Será curioso acompanhar a saga televisiva do Nonô de Diamantina com um olho no vídeo e o outro naquela seção ‘Há 50 anos’ que O Globo publica diariamente no seu segundo caderno. Uma delícia de ironia. O político hoje edulcorado, na moldura de seu sorriso cativante e de sua determinação pragmática, pelo seriado de Maria Adelaide Amaral (co-assinado por Alcides Nogueira e Geraldinho Carneiro), herdara do jornal aquele rancor atribuído a Getúlio Vargas, na linha: JK não pode ser candidato; se for, não pode ser eleito; se eleito, não pode assumir; se assumir, não pode governar.
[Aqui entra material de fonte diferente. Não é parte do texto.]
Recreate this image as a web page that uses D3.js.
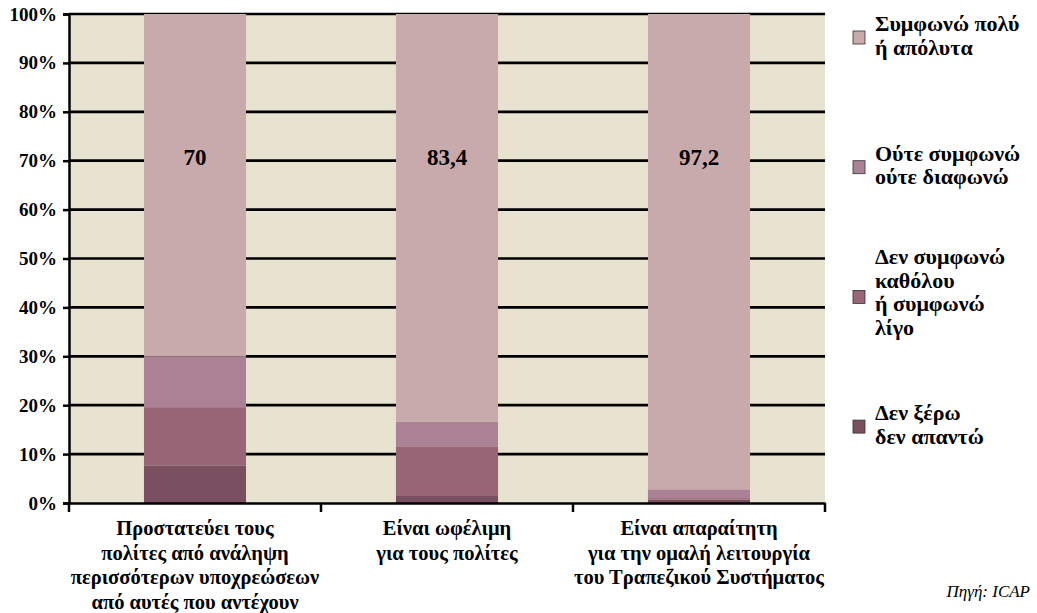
<!DOCTYPE html>
<html>
<head>
<meta charset="utf-8">
<script src="https://cdn.jsdelivr.net/npm/d3@7"></script>
<style>
  body { margin: 0; background: #fff; }
  text { font-family: "Liberation Serif", "Times New Roman", "DejaVu Serif", serif; }
</style>
</head>
<body>
<div id="chart"></div>
<script>
//
// data
//
var categories = [
  ["Προστατεύει τους", "πολίτες από ανάληψη", "περισσότερων υποχρεώσεων", "από αυτές που αντέχουν"],
  ["Είναι ωφέλιμη", "για τους πολίτες"],
  ["Είναι απαραίτητη", "για την ομαλή λειτουργία", "του Τραπεζικού Συστήματος"]
]
var seriesNames = ["Δεν ξέρω δεν απαντώ", "Δεν συμφωνώ καθόλου ή συμφωνώ λίγο", "Ούτε συμφωνώ ούτε διαφωνώ", "Συμφωνώ πολύ ή απόλυτα"]
var dontKnow = [7.7, 1.6, 0.7]
var disagree = [11.9, 10.0, 0.3]
var neutral = [10.4, 5.0, 1.8]
var agree = [70, 83.4, 97.2]
var valueLabels = ["70", "83,4", "97,2"]
var yTicks = [0, 10, 20, 30, 40, 50, 60, 70, 80, 90, 100]
var legendLines = [
  ["Συμφωνώ πολύ", "ή απόλυτα"],
  ["Ούτε συμφωνώ", "ούτε διαφωνώ"],
  ["Δεν συμφωνώ", "καθόλου", "ή συμφωνώ", "λίγο"],
  ["Δεν ξέρω", "δεν απαντώ"]
]
var colors = ["#7a5060", "#996677", "#ab8295", "#c8aaac"]

//
// draw
//
var W = 1037, H = 613
var mLeft = 69, mRight = 825, mTop = 14, mBottom = 503

var svg = d3.select("#chart").append("svg")
  .attr("width", W).attr("height", H)

var x = d3.scaleBand().domain(d3.range(categories.length)).range([mLeft, mRight]).padding(0)
var y = d3.scaleLinear().domain([0, 100]).range([mBottom, mTop])

var rows = categories.map(function(c, i) {
  return {i: i, s0: dontKnow[i], s1: disagree[i], s2: neutral[i], s3: agree[i]}
})
var stack = d3.stack().keys(["s0", "s1", "s2", "s3"])(rows)

// plot background
svg.append("rect")
  .attr("x", mLeft).attr("y", mTop)
  .attr("width", mRight - mLeft).attr("height", mBottom - mTop)
  .attr("fill", "#e8e3d0")

// gridlines
svg.append("g").selectAll("line").data(yTicks.filter(function(d) { return d > 0 }))
  .join("line")
  .attr("x1", mLeft).attr("x2", mRight)
  .attr("y1", function(d) { return y(d) }).attr("y2", function(d) { return y(d) })
  .attr("stroke", "#000").attr("stroke-width", 2.7)

// bars
var barW = x.bandwidth() * 0.405
svg.append("g").selectAll("g").data(stack).join("g")
  .attr("fill", function(d, k) { return colors[k] })
  .selectAll("rect").data(function(d) { return d }).join("rect")
  .attr("x", function(d) { return x(d.data.i) + (x.bandwidth() - barW) / 2 })
  .attr("width", barW)
  .attr("y", function(d) { return y(d[1]) })
  .attr("height", function(d) { return y(d[0]) - y(d[1]) })

// value labels
svg.append("g").selectAll("text").data(valueLabels).join("text")
  .attr("x", function(d, i) { return x(i) + x.bandwidth() / 2 })
  .attr("y", y(70) + 4)
  .attr("text-anchor", "middle")
  .style("font-size", "23px").style("font-weight", "bold")
  .text(function(d) { return d })

// y axis
var yAxis = svg.append("g")
  .attr("transform", "translate(" + mLeft + ",0)")
  .call(d3.axisLeft(y).tickValues(yTicks).tickSize(6).tickPadding(6)
    .tickFormat(function(d) { return d + "%" }))
yAxis.select(".domain").attr("stroke", "#000").attr("stroke-width", 2.5)
yAxis.selectAll(".tick line").attr("stroke", "#000").attr("stroke-width", 2.5)
yAxis.selectAll(".tick text")
  .style("font-size", "19px").style("font-weight", "bold").attr("fill", "#000")

// x axis
var xAxis = svg.append("g")
  .attr("transform", "translate(0," + mBottom + ")")
  .call(d3.axisBottom(x).tickSize(0).tickFormat(""))
xAxis.select(".domain").attr("stroke", "#000").attr("stroke-width", 2.5)
svg.append("g").selectAll("line").data(d3.range(categories.length + 1))
  .join("line")
  .attr("x1", function(d) { return mLeft + d * x.step() })
  .attr("x2", function(d) { return mLeft + d * x.step() })
  .attr("y1", mBottom).attr("y2", mBottom + 9)
  .attr("stroke", "#000").attr("stroke-width", 2.5)

// category labels
svg.append("g").selectAll("text").data(categories).join("text")
  .attr("text-anchor", "middle")
  .style("font-size", "20.5px").style("font-weight", "bold")
  .each(function(lines, i) {
    d3.select(this).selectAll("tspan").data(lines).join("tspan")
      .attr("x", x(i) + x.bandwidth() / 2)
      .attr("y", function(d, j) { return 535 + j * 24.5 })
      .text(function(d) { return d })
  })

// legend
var legendOrder = [3, 2, 1, 0]
var lg = svg.append("g").selectAll("g").data(legendLines).join("g")
  .attr("transform", function(d, k) { return "translate(853," + (36 + k * 129.7) + ")" })
lg.append("rect")
  .attr("x", 0).attr("y", -5).attr("width", 12).attr("height", 13)
  .attr("fill", function(d, k) { return colors[legendOrder[k]] })
  .attr("stroke", "#333").attr("stroke-width", 0.8)
lg.append("text")
  .style("font-size", "22px").style("font-weight", "bold")
  .each(function(lines) {
    var n = lines.length
    d3.select(this).selectAll("tspan").data(lines).join("tspan")
      .attr("x", 22)
      .attr("y", function(d, j) { return (j - (n - 1) / 2) * 23.5 + 7 - (n > 2 ? 3 : 0) })
      .text(function(d) { return d })
  })

// source
svg.append("text")
  .attr("x", 1030).attr("y", 597)
  .attr("text-anchor", "end")
  .style("font-size", "17px").style("font-style", "italic")
  .text("Πηγή: ICAP")
</script>
</body>
</html>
O Globo ecoou seu guru Carlos Lacerda na aventura golpista que levou Getúlio Vargas, presidente eleito segundo a Constituição e com 50% dos votos válidos, a desfechar um tiro no peito. Tido como sucessor natural na linhagem do getulismo, JK teve tratamento idêntico. Recendia a simpatia com os comunistas – na versão da direita lacerdista – pelo fato de, prefeito de Belo Horizonte, ter recrutado Oscar Niemeyer para formatar a extraordinária revolução urbanística que sacudiu a capital mineira (na verdade, em 1948, fiel às disposições do conservador PSD, Juscelino Kubitschek votara na Câmara Federal a favor da cassação do mandato dos parlamentares comunistas).
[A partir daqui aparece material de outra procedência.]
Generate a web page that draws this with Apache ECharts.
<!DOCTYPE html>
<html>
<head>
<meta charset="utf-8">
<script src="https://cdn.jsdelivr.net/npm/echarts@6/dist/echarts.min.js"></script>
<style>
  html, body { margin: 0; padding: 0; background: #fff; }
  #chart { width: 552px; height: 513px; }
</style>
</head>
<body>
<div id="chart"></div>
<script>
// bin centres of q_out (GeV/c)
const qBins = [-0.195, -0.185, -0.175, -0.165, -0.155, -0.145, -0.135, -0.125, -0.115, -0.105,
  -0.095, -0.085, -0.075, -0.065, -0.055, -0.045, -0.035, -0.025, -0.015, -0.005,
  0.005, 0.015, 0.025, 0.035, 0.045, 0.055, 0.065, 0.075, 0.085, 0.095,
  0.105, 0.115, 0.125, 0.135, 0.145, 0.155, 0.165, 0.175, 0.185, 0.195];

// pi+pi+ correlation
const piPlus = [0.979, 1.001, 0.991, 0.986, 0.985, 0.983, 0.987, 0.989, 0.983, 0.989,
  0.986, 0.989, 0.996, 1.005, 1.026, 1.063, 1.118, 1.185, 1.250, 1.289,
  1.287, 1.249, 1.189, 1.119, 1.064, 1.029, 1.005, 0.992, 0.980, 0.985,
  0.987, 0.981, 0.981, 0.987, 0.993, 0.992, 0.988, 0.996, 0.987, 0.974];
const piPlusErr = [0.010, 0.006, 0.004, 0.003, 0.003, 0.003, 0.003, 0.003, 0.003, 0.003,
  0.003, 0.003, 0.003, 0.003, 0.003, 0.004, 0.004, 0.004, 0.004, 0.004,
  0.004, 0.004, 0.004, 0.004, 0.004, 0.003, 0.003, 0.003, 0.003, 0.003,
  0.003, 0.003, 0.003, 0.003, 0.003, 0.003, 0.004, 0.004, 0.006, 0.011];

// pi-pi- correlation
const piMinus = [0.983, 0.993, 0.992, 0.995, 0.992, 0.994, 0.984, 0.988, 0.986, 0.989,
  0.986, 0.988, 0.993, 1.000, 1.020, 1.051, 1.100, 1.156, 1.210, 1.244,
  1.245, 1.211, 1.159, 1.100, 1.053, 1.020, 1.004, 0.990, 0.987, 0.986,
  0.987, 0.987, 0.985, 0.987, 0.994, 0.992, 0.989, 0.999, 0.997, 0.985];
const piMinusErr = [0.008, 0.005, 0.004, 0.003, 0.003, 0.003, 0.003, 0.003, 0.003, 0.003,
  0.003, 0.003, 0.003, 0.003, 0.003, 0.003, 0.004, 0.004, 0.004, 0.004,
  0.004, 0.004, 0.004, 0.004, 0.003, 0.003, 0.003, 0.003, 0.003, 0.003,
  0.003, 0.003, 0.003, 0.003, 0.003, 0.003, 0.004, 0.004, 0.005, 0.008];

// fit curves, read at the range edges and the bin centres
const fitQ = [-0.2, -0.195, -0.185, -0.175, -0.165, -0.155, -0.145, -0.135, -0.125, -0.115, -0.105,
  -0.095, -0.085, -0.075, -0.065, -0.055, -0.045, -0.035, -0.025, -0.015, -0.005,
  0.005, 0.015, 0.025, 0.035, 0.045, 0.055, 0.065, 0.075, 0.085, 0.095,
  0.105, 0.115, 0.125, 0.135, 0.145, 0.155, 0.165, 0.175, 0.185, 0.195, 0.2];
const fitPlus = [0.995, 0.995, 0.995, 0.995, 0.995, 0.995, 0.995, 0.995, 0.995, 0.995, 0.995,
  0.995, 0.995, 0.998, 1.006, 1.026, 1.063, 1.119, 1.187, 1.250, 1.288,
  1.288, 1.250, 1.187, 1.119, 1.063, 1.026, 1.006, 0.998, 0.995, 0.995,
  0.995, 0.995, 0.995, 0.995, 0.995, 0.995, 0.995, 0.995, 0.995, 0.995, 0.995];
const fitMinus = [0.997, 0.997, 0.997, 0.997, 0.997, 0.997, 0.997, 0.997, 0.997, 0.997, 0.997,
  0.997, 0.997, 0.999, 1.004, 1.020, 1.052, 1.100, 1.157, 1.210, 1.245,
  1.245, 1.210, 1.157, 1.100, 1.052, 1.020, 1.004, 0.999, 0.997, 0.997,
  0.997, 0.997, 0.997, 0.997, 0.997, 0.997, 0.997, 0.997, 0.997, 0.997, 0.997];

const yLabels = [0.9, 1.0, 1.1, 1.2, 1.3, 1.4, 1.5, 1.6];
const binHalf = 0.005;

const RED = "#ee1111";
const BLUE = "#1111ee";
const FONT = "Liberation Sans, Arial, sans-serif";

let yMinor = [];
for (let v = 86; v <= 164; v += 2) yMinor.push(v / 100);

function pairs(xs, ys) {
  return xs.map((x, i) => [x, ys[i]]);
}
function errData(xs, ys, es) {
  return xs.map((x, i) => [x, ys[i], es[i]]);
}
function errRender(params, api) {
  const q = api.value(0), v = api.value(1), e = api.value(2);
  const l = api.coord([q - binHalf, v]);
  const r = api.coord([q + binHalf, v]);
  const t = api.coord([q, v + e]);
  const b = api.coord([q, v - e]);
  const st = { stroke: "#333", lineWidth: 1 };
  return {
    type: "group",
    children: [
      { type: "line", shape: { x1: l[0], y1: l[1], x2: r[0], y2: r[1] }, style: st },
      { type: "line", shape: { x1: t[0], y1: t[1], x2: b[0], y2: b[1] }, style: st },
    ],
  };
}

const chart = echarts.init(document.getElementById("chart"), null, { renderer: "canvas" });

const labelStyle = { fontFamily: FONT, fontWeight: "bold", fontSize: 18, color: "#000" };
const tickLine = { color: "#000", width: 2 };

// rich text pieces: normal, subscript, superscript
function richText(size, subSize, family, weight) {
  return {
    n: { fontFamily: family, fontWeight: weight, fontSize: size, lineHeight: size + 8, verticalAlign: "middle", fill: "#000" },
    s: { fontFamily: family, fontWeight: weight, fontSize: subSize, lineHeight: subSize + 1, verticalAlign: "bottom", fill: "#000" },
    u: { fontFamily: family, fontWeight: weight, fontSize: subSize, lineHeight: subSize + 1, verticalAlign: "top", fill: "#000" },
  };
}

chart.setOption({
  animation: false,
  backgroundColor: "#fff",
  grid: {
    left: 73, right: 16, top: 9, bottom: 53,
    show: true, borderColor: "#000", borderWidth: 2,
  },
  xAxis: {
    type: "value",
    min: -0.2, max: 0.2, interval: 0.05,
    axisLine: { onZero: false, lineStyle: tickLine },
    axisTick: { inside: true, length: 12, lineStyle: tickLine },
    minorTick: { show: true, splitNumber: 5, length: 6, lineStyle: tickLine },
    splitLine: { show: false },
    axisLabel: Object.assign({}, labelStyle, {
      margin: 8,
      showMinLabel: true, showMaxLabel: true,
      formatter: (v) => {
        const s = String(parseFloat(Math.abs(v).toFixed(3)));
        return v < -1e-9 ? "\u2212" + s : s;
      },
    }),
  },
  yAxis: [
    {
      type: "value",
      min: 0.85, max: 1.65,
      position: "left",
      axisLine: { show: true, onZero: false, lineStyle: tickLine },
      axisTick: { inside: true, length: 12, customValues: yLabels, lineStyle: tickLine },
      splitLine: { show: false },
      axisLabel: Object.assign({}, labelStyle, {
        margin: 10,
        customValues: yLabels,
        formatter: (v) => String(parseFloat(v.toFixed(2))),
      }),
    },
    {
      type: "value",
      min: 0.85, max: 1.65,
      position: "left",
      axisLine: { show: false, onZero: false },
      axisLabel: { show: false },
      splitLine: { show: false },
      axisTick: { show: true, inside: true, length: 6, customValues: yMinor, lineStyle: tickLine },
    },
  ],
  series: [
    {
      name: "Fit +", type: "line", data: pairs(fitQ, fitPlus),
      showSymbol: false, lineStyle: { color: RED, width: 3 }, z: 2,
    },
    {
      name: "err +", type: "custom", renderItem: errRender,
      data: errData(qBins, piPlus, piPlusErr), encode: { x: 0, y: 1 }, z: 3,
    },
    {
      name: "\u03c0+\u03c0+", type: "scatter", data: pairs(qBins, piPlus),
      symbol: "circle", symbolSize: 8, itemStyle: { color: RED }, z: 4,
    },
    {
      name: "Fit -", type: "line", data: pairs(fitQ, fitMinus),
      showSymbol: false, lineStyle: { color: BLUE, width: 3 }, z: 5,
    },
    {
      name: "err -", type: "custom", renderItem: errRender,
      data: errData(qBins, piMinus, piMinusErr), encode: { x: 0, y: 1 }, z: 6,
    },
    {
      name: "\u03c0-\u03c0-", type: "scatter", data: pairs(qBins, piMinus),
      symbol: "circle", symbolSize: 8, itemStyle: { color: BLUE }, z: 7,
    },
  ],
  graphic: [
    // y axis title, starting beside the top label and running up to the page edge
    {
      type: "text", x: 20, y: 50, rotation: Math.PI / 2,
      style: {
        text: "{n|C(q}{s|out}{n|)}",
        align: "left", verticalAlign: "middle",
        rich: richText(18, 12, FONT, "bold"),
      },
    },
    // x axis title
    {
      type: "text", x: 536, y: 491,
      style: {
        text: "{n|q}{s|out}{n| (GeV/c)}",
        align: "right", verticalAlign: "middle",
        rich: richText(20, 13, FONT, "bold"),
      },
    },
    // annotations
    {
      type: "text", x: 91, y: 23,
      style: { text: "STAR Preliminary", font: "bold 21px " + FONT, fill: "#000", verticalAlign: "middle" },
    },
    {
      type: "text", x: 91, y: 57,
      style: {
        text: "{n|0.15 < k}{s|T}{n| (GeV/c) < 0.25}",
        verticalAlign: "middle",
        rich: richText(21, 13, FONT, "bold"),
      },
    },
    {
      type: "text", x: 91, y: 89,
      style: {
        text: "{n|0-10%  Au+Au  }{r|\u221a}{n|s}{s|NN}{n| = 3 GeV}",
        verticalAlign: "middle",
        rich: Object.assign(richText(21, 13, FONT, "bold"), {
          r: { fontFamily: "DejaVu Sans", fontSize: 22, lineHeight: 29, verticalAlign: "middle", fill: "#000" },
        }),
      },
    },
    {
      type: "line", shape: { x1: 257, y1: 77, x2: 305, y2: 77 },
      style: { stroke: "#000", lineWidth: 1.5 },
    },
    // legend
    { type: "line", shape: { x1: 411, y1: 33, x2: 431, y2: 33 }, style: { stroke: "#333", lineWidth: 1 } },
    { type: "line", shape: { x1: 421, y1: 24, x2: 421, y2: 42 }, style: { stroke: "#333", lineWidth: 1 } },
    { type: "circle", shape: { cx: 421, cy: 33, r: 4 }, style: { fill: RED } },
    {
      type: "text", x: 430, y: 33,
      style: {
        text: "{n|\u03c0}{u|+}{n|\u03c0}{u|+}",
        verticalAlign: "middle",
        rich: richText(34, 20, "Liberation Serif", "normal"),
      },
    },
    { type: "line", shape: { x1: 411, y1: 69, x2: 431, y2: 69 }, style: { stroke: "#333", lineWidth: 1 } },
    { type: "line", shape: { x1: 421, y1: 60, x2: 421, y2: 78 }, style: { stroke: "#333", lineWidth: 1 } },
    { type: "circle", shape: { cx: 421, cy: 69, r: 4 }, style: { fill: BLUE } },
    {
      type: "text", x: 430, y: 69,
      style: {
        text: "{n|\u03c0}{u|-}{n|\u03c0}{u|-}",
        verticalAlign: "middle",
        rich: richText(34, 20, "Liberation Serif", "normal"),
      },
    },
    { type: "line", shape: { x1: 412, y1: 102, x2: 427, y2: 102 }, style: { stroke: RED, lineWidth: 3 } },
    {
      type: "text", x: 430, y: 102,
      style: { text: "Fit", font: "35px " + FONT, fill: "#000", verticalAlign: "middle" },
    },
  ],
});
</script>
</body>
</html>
1955, a sucessão de Getúlio em marcha. Com sua assumida vocação para as quarteladas, O Globo saiu, primeiro, em defesa de um ‘candidato de união nacional’ – o que, naquele clima turbulento pós-54, só podia significar um cidadão fardado. Ao pressentir a resoluta disposição do então governador de Minas (‘Deus poupou-me do sentimento do medo’, diria anos depois o agora herói do folhetim), passou a insuflar uma dissidência dentro do PSD. Desesperado com o apelo popular da candidatura JK, o dr. Roberto e seus editorialistas conspiram em prol de adversário à altura. Constroem a candidatura Juarez Távora. JK vence. Os derrotados – inclusive O Globo – esperneiam. Acenam com a balela da ‘maioria absoluta’. Encenam, a bordo do cruzador Tamandaré, na canhestra tentativa de golpe dos dois patéticos Carlos – o Luz, presidente interino, e o Lacerda, histérico militante da treva. O Globo embarca com eles. O general Lott faz cumprir a Constituição, dia 11 de novembro de 1955, e acaba com a palhaçada.
Alguém disse que JK foi o último presidente feliz (Lacerda preferia dizer, com o aval incondicional do dr. Roberto Marinho, que ele não passava de ‘um janota delirante’). De fato, JK transpirava otimismo e autoconfiança. Não foi um estadista, mas era criatura ousada. Seu carisma político deriva do fato de ter sido um homem comum – daí, a imediata identificação com o povo. Nunca tripudiava sobre os defeitos alheios nem alardeava suas próprias virtudes.
O seriado de Adelaide tem um personagem e tanto à sua disposição. Começou privilegiando as histórias em detrimento da História. Conhecendo-se os dotes de painelista da dramaturga (lembrem-se de Um Só Coração e da São Paulo conflagrada de 1932), dá para esperar que o Brasil dos 50 e 60 acabe entrando generosamente na foto. O Brasil de hoje, de novo trafegando no estreito corredor das paixões partidárias, merece. É sempre didático aprender com a História. Até O Globo aprendeu.’